The purpose of an education foundation is to raise money for schools. Such foundations often have more leverage with state and local officials when it comes to raising money, easing pressure off parents who have been raising funds for basic classroom material and programs, Superintendent Karen Philip said.
District officials and PTA members met this week to discuss forming a foundation, which Spring Valley Elementary School PTA parliamentarian Frank Barbaro said provided some good news for parents, but also some concerns.
While the creation of a foundation would take the pressure off parents to supplement classroom funds, it would take some getting used to for the PTA to be completely hands-off in terms of fundraising, leaving the foundation completely in charge of the effort.
“It’ll take some getting used to,” Barbaro said. “But it’s still a great thing for us parents.”
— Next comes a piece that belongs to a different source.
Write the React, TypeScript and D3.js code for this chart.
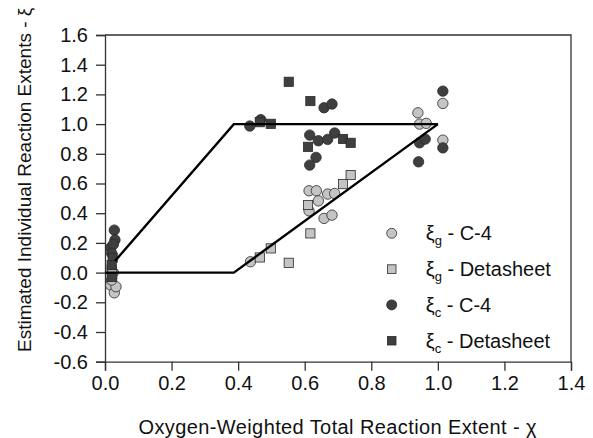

Philip estimated that parents have raised some $106,000 in the last school year, some of which was devoted to employee salaries. Philip was unsure whether the presence of a foundation — which would likely raise at least $100,000 annually — would completely stave off theneed for budget cuts, but the additional revenue would be better than nothing.
“We need to meet and determine how much money we can expect to get from such an organization,” Philip said. “At this point, it’s really hard to say, but we should know more after we talk on Monday.”
Kris Barbaro, parent of a child at Spring Valley Elementary and another at Taylor Middle School, said she would support an education foundation. The Spring Valley PTA has been supporting an art program but parents are finding it more difficult to raise money for such things.
“It’s too much strain for the PTA to be fundraising as much as we do,” Barbaro said.